Intel Skylake Gen9 iGPU Graphics Examined

While much of the focus for Skylake has been on the CPU side, Intel has also invested heavily in improving the iGPU side of things as well. As part of IDF 2015, Intel shared some details about what makes their iGPUs tick. Intel has long been improving their iGPUs and eroding the budget space for AMD and Nvidia.

With their Gen9/Skylake graphics, Intel largely makes iterative improvements. API support is one noticeable area of improvement with support improved to DX12/11.3, OpenCL and OpenGL 4.4. The architecture largely remains the same with the 3 domains of unslice, slice and subslice. For the unslice which is pretty much the GPU control unit, Intel introduced a number of improvements, most notably improved bandwidth to memory and better performance.

The biggest changes can be found in the slice, where all the Execution Units (EU) can be found. Each Alice is made up of 24 EUs which is the smallest iGPU Intel will ship in most cases. Here, Intel improved on MSAA performance for 2x, 4x and 8x while also adding 16x. While most iGPU gamers probably want higher fps rather than fewer jaggies, for the top end GT4 unit with eDRAM, 16x may be an option for say 720p.

Another major feature is the inclusion of lossless colour compression which is critical for the bandwidth starved iGPU. By compressing at up to a 2:1 ratio, 3-11% gains can be found in games as it increases the practical memory bandwidth for loading textures. Since the iGPUs have relatively low bandwidth and fast cache memory, moving textures from system ram quickly is critical. Both AMD and Nvidia have implemented lossless colour compression for their GPUs and it’s what allows the R9 380 and GTX 960 to have narrow 256 and 128-bit memory bus respectively. The lossless colour compression ties in with the improved ring, L3 and IMC bandwidth and latency. Other changes are an increase to the top GT4 SKU to have 72 EUs (3 slices), increased L3 cache available to the iGPU and improved pixel fill rate. This ties into the subslice which can now output up to 12 texels/CLK.

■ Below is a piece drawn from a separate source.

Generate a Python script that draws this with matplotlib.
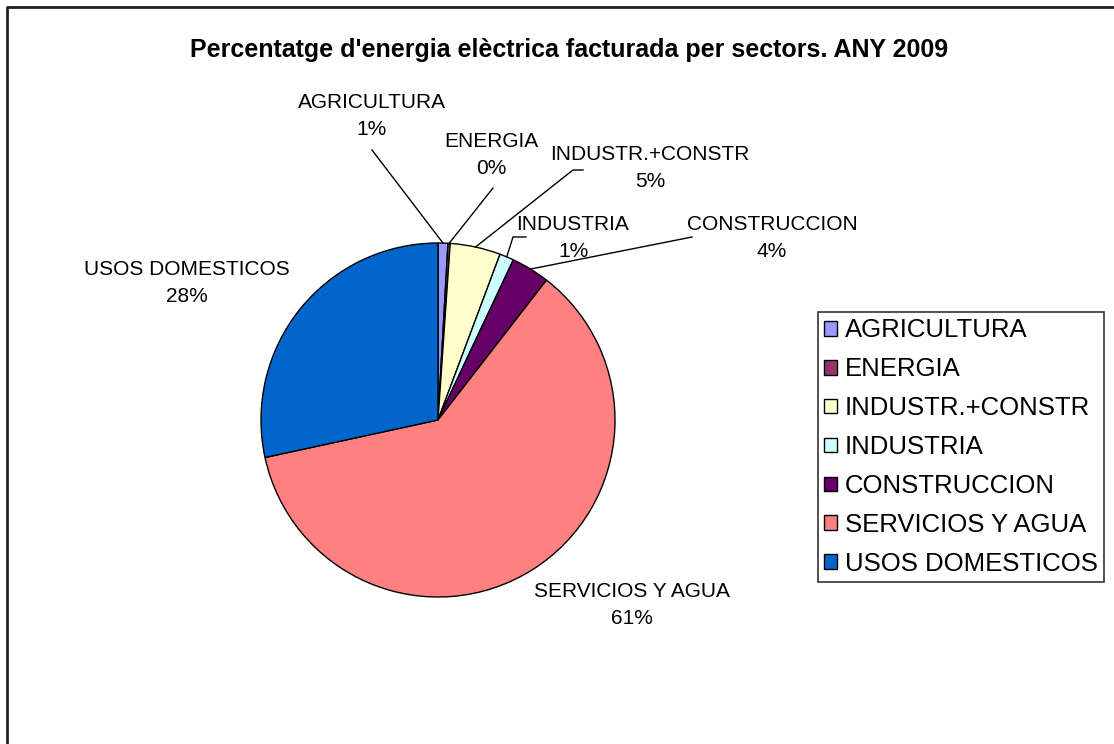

On the video front, Intel has improved their Codec support for encoding and decoding. HEVC (High-Efficiency Video Coding) 8bit, also known as H.265, encode and decode is supported and both VP8 and MJPEG decode added. HEVC 10bit is supported for decode but will require the use of the GPU and not dedicated hardware units. These additions should make streaming/recording HEVC 8bit on the iGPU much more palatable as you’re going to be losing a lot fewer frames compared to a software solution.

With Intel making such huge strides in the iGPU space, both AMD and Nvidia must be worried as Intel already dominates iGPU marketshare. AMD should probably update their APUs soon as well as they don’t yet support any form of large cache like HBM and Intel has caught up with important features like colour compression, API support and accelerated encoding/decoding. 2016 will be very interesting as AMD may finally catch up on the CPU front with Zen, HBM may be used as a cache and the GPU side continues to grow.